Php, optional public variable
Question by Malixxl
i’ve some public variables in my class, here is how i define them
class MyClass
{
public $var1;
public $var2;
public $var3;
function __construct($params)
{
if(isset($params['var1']))
$this->var1 = $params['var1'];
if(isset($params['var2']))
$this->var3 = $params['var2'];
if(isset($params['var3']))
$this->var3 = $params['var3'];
}
}
but as i said theese are optional parameters. Some object’s will use it, some wont use it. My question is i’m defining it everytime even it’s used or not.
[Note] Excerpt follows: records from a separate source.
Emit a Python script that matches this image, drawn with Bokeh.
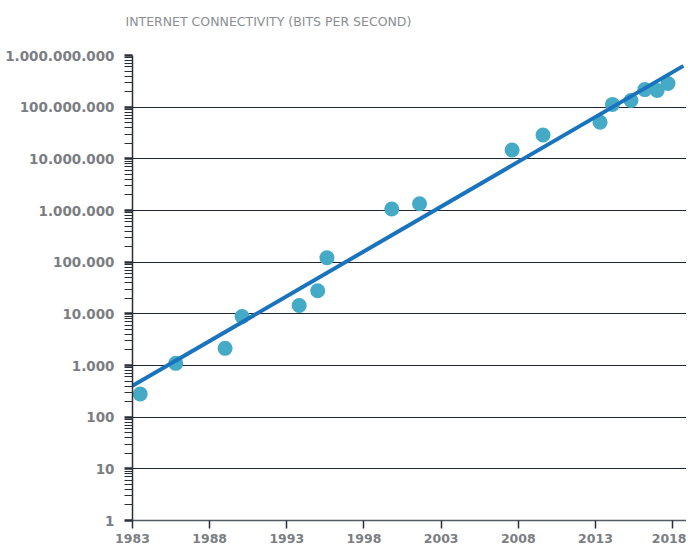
from bokeh.plotting import figure
from bokeh.models import FixedTicker, CustomJSTickFormatter, Title, Range1d
from bokeh.embed import file_html
from bokeh.resources import INLINE

# Data
years = [1983.5, 1985.8, 1989.0, 1990.1, 1993.8, 1995.0, 1995.6, 1999.8, 2001.6,
         2007.6, 2009.6, 2013.3, 2014.1, 2015.3, 2016.2, 2017.0, 2017.7]
bps = [280, 1100, 2150, 8900, 14500, 28000, 122000, 1070000, 1350000,
       14800000, 29000000, 51000000, 113000000, 135000000, 219000000, 210000000, 288000000]

trend_years = [1983.0, 2018.7]
trend_bps = [405, 630000000]

x_ticks = [1983, 1988, 1993, 1998, 2003, 2008, 2013, 2018]
y_major = [10 ** k for k in range(0, 10)]
y_minor = [m * 10 ** k for k in range(0, 9) for m in range(2, 10)]

TITLE = "INTERNET CONNECTIVITY (BITS PER SECOND)"

p = figure(width=686, height=545, y_axis_type="log",
           x_range=Range1d(1983, 2018.9), y_range=Range1d(1, 1e9),
           output_backend="svg", toolbar_location=None,
           min_border_left=132, min_border_right=0, min_border_top=55,
           min_border_bottom=10)

p.outline_line_color = None
p.background_fill_color = "white"

# spacer (nearest the frame) and title (outer)
spacer = Title(text=" ", standoff=1, text_font="DejaVu Sans", text_font_size="12px")
p.add_layout(spacer, "above")
t = Title(text=TITLE, align="left", offset=-7, standoff=20,
          text_font="DejaVu Sans", text_font_size="12.5px",
          text_font_style="normal", text_color="#8b8e93")
p.add_layout(t, "above")

# grid
p.xgrid.grid_line_color = None
p.ygrid.grid_line_color = "#1f2533"
p.ygrid.grid_line_width = 1
p.ygrid.ticker = FixedTicker(ticks=y_major)

# y axis
p.yaxis.ticker = FixedTicker(ticks=y_major, minor_ticks=y_minor)
p.yaxis.formatter = CustomJSTickFormatter(code="""
    return Math.round(tick).toString().replace(/\\B(?=(\\d{3})+(?!\\d))/g, ".");
""")
p.yaxis.axis_line_color = "#2a2f3a"
p.yaxis.axis_line_width = 1.5
p.yaxis.major_tick_line_color = "#2a2f3a"
p.yaxis.major_tick_line_width = 2.5
p.yaxis.major_tick_in = 0
p.yaxis.major_tick_out = 8
p.yaxis.minor_tick_line_color = "#2a2f3a"
p.yaxis.minor_tick_line_width = 1
p.yaxis.minor_tick_in = 0
p.yaxis.minor_tick_out = 8
p.yaxis.major_label_standoff = 10
p.yaxis.major_label_text_font = "DejaVu Sans"
p.yaxis.major_label_text_font_style = "bold"
p.yaxis.major_label_text_font_size = "13.5px"
p.yaxis.major_label_text_color = "#7b7e83"

# x axis
p.xaxis.ticker = FixedTicker(ticks=x_ticks, minor_ticks=[])
p.xaxis.axis_line_color = "#555a63"
p.xaxis.axis_line_width = 1.5
p.xaxis.major_tick_line_color = "#2a2f3a"
p.xaxis.major_tick_line_width = 1.5
p.xaxis.major_tick_in = 0
p.xaxis.major_tick_out = 8
p.xaxis.minor_tick_line_color = None
p.xaxis.major_label_standoff = 5
p.xaxis.major_label_text_font = "DejaVu Sans"
p.xaxis.major_label_text_font_style = "bold"
p.xaxis.major_label_text_font_size = "12.5px"
p.xaxis.major_label_text_color = "#7b7e83"

# data
p.scatter(years, bps, size=15, color="#45aac6", line_color=None)
p.line(trend_years, trend_bps, line_width=4, line_color="#1a74bd")

open("out.html", "w").write(file_html(p, INLINE))
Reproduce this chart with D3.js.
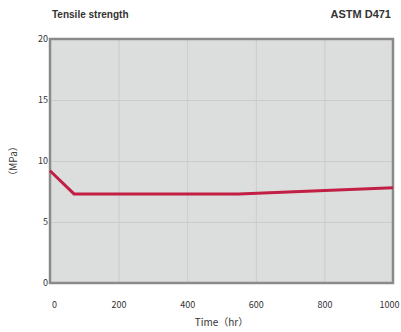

Should i define it when it’s passed something like:
if(isset($params['var1']))
public $var1 = $params['var1'];
i’m quite newbie with php, just need to know what i’m doing at top is right?
edit:typo.
Answer by Sarfraz
You can create an array instead and store only those values that are submitted like this:
class MyClass
{
public $data = array();
function __construct($params)
{
if(isset($params['var1']))
$this->data['var1'] = $params['var1'];
if(isset($params['var2']))
$this->data['var2'] = $params['var2'];
if(isset($params['var3']))
$this->data['var3'] = $params['var3'];
}
}
This way you have a single concrete known variable you can refer to anytime to get needed data back.
Answer by Starx
I dont like the whole concept. Since you are defining a public variable, what is the entire point. Unless you are blocking this, we can easily initialize a public variable outside the class, like:
$obj = new classname();
$obj -> unknowpublicname = "somevaue";
Whatever you do, unless you restrict some rules, or change the access modifiers, it does not make any difference.